Other key financial results from the year include:

  • Net loss of $89.7 million, or $2.41 per diluted share, compared to net loss of $118.3 million, or $3.20 per diluted share, in fiscal year 2019.
  • Adjusted net income of $13.5 million, or 36 cents per diluted share, compared to adjusted net income of $17.7 million, or 47 cents per diluted share, in in FY19.
  • Adjusted EBITDA of $54.6 million compared to $63.8 million in FY19.
  • 10 stores opened and 10 closed, while six company-operated restaurants were sold to franchisees.

Key fourth-quarter results, include:

  • Net income of $7.5 million, or 20 cents per diluted share, compared to net loss of $114.1 million, or $3.08 per diluted share, in Q4 2019.
  • Adjusted net income of $7.5 million, or 20 cents per diluted share, compared to adjusted net income of $6.7 million, or 18 cents per diluted share, in the fiscal fourth quarter 2019.
  • Adjusted EBITDA of $18.4 million compared to $20.5 million in Q4 2019.
  • Two franchise-operated restaurants opened and two franchise-operated restaurants closed.

"We delivered a solid fourth quarter performance in terms of comparable restaurant sales growth, restaurant contribution margin and adjusted EBITDA performance. Our great food, great value, and great experiences drove overall satisfaction scores to record levels, while the success of our Crispy Chicken menu and seasonal Tamale promotion enabled us to grow system-wide comparable restaurant sales while navigating through the clear headwinds affecting our industry. …
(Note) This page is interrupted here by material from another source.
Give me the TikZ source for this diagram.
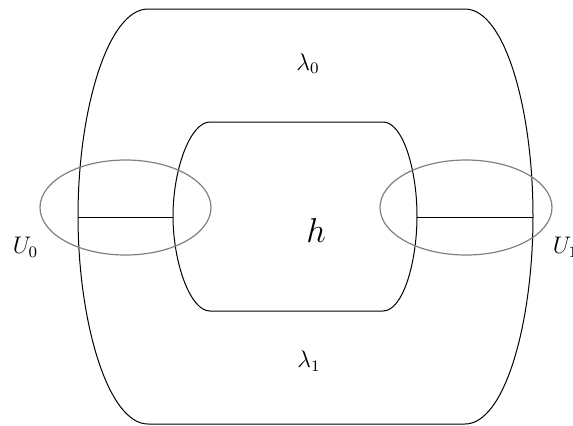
\documentclass[tikz,border=0pt]{standalone}
\usepackage{amsmath,amssymb}
\begin{document}
\begin{tikzpicture}[x=0.5pt,y=-0.5pt,line width=.5pt]
\tikzset{nbhd/.style={gray,line width=.6pt},lab/.style={font=\large,inner sep=0pt}}
\useasboundingbox (0,0) rectangle (573,425);
% outer and inner boundary
\draw (148,9) -- (465,9) .. controls (505,9) and (533,110) .. (533,216)
      .. controls (533,322) and (505,424) .. (465,424) -- (148,424)
      .. controls (108,424) and (78,322) .. (78,216)
      .. controls (78,110) and (108,9) .. (148,9);
\draw (210,122) -- (383,122) .. controls (403,122) and (417,170) .. (417,216)
      .. controls (417,262) and (403,311) .. (383,311) -- (210,311)
      .. controls (190,311) and (173,262) .. (173,216)
      .. controls (173,170) and (190,122) .. (210,122);
\coordinate (l0) at (78,217);
\coordinate (l1) at (173,217);
\coordinate (r0) at (417,217);
\coordinate (r1) at (533,217);
\draw (l0) -- (l1);
\draw (r0) -- (r1);
\draw[nbhd] (125.5,207.5) ellipse (85.5 and 47.5);
\draw[nbhd] (466,207.5) ellipse (86 and 47.5);
\node[lab] (lam0) at (308,63.5) {$\lambda_0$};
\node[lab,font=\LARGE] (hh) at (316,230) {$h$};
\node[lab] (lam1) at (309,361) {$\lambda_1$};
\node[lab] (u0) at (25.5,247) {$U_0$};
\node[lab] (u1) at (565.5,247) {$U_1$};
\end{tikzpicture}
\end{document}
"Both company-operated and franchise restaurants continue to generate positive comparable restaurant sales to date in the first quarter and have demonstrated sequential improvement compared to the fourth quarter last year. We further expect accelerated performance for the remainder of the first quarter and through the second quarter as we lap the initial COVID-19 impact. In addition, we believe our five drivers of acceleration, coupled with ongoing margin management strategies, will help drive our results in the second half of the year and facilitate modest restaurant contribution margin expansion on an annual basis," " Del Taco President and CO john D. Cappasola, Jr. said in the release.